The Queensland government may pride itself on being the "Smart State", but when it comes to open source software adoption it is still a hit and miss affair, a new study has found.
Brisbane-based research firm Longhaus conducted a survey of 21 public sector organizations within Queensland asking what factors are the main reason for adopting open source software.
Vendor neutrality was the leading driver with six responses, followed by cost with four. Reliability and responsiveness, and fostering innovation both scored two votes, and staff skills and policy requirement were at the bottom with one vote each.
Longhaus did not release which departments participated in the survey, only that "core" agencies like transport, health and education were involved.
The company's research director Sam Higgins said although Queensland has entered into high-profile and large-scale procurement contracts with the big software vendors, those large commercial agreements are not stopping people from investigating options.
"A couple said they were actively avoiding it, and when asked whether it was policy driven or risk driven, it was mainly policy," Higgins said, adding only one agency actively trying to stop open source use.
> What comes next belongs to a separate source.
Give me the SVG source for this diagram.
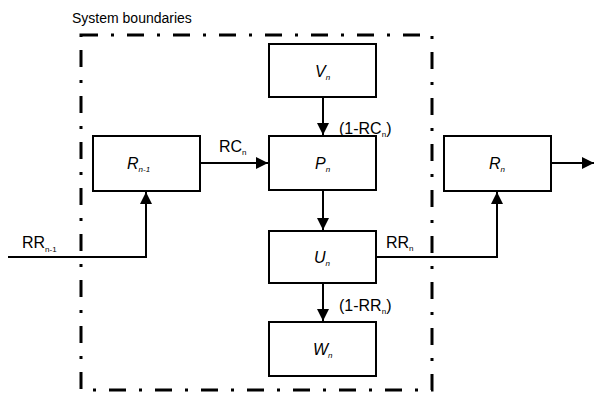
<svg xmlns="http://www.w3.org/2000/svg" width="594" height="396" viewBox="0 0 594 396">
<style>
.box{fill:#fff;stroke:#000;stroke-width:2}
.ln{fill:none;stroke:#000;stroke-width:2}
.bd{fill:none;stroke:#000;stroke-width:3;stroke-dasharray:17 13 3 13}
text{font-family:"Liberation Sans",Arial,sans-serif;fill:#000}
.lbl{font-size:16px}
.nm{font-size:16px;font-style:italic}
.sub{font-size:8px}
</style>
<defs>
<marker id="ah" viewBox="0 0 12 12" refX="12" refY="6" markerWidth="12" markerHeight="12" markerUnits="userSpaceOnUse" orient="auto">
<path d="M0,0 L12,6 L0,12 Z" fill="#000"/>
</marker>
</defs>
<text x="72" y="23" font-size="14" font-family="Liberation Sans, Arial, sans-serif">System boundaries</text>
<rect x="81" y="35" width="351" height="355" class="bd"/>
<g id="connectors">
<line x1="323" y1="97" x2="323" y2="135" class="ln" marker-end="url(#ah)"/>
<line x1="200" y1="163" x2="268" y2="163" class="ln" marker-end="url(#ah)"/>
<line x1="323" y1="190" x2="323" y2="230" class="ln" marker-end="url(#ah)"/>
<line x1="323" y1="283" x2="323" y2="321" class="ln" marker-end="url(#ah)"/>
<polyline points="8,257 146,257 146,192" class="ln" marker-end="url(#ah)"/>
<polyline points="376,257 497,257 497,192" class="ln" marker-end="url(#ah)"/>
<line x1="551" y1="163" x2="594" y2="163" class="ln" marker-end="url(#ah)"/>
<text x="219" y="152" class="lbl">RC<tspan class="sub" dy="3">n</tspan></text>
<text x="339" y="134" class="lbl">(1-RC<tspan class="sub" dy="3">n</tspan><tspan dy="-3">)</tspan></text>
<text x="386" y="248" class="lbl">RR<tspan class="sub" dy="3">n</tspan></text>
<text x="339" y="311" class="lbl">(1-RR<tspan class="sub" dy="3">n</tspan><tspan dy="-3">)</tspan></text>
<text x="22" y="248" class="lbl">RR<tspan class="sub" dy="4">n-1</tspan></text>
</g>
<g id="Vn"><rect x="269" y="44" width="107" height="53" class="box"/><text x="315" y="77" class="nm">V<tspan class="sub" dy="3">n</tspan></text></g>
<g id="Pn"><rect x="269" y="136" width="107" height="54" class="box"/><text x="315" y="169" class="nm">P<tspan class="sub" dy="3">n</tspan></text></g>
<g id="Rn-1"><rect x="93" y="136" width="107" height="55" class="box"/><text x="127" y="169" class="nm">R<tspan class="sub" dy="3">n-1</tspan></text></g>
<g id="Un"><rect x="269" y="231" width="107" height="52" class="box"/><text x="314" y="263" class="nm">U<tspan class="sub" dy="3">n</tspan></text></g>
<g id="Wn"><rect x="269" y="322" width="107" height="54" class="box"/><text x="313" y="355" class="nm">W<tspan class="sub" dy="3">n</tspan></text></g>
<g id="Rn"><rect x="444" y="136" width="107" height="55" class="box"/><text x="489" y="169" class="nm">R<tspan class="sub" dy="3">n</tspan></text></g>
</svg>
Higgins believes there is a strong emphasis on development and renewing vertical apps within the state government at the moment and that's where open source is most prolific.
"The days of paying a vendor for a development suite are long gone," he said. "There is a high degree of interest in application development, databases, and application servers which are being downloaded for nothing."
In a somewhat controversial view, Longhaus believes a lot of open source communities are now dominated by vendors who are in it for some financial gain.
"Open source is no longer a movement but it is a market and we see that by looking at large vendors being the driving force and less and less individual contributors," Higgins said.
Longhaus even goes so far to say its study highlights that community contribution dimension of open source development is under serious risk of collapse.
When asked how Queensland compares with other states for open source adoption, Higgins said is likely to be on par with the other states, but there is a perception that adoption is somehow stifled if large procurement agreements are in place.
"It's not stifled by Microsoft agreements [as] adoption is in the right areas," he said. "Should the government put effort in a CMS which is already commodity? It should be in vertical applications like school management systems and put those apps in the public domain."
Government departments with software IP should not just release the code as an open source project but should partner with an open source vendor to make it more successful.
"There should be a policy to release key government software as open source because government departments do not have a good history of commercialization," Higgins said, adding they should also look at creating "gated" open source communities where participants are other government agencies.
Longhaus' research also indicated a lack of interest in records and document management at the state level.
Regarding the upgrade of Queensland's existing Novell infrastructure, Higgins said Novell will need to convince the central IT infrastructure company Citec that Linux is a viable way forward.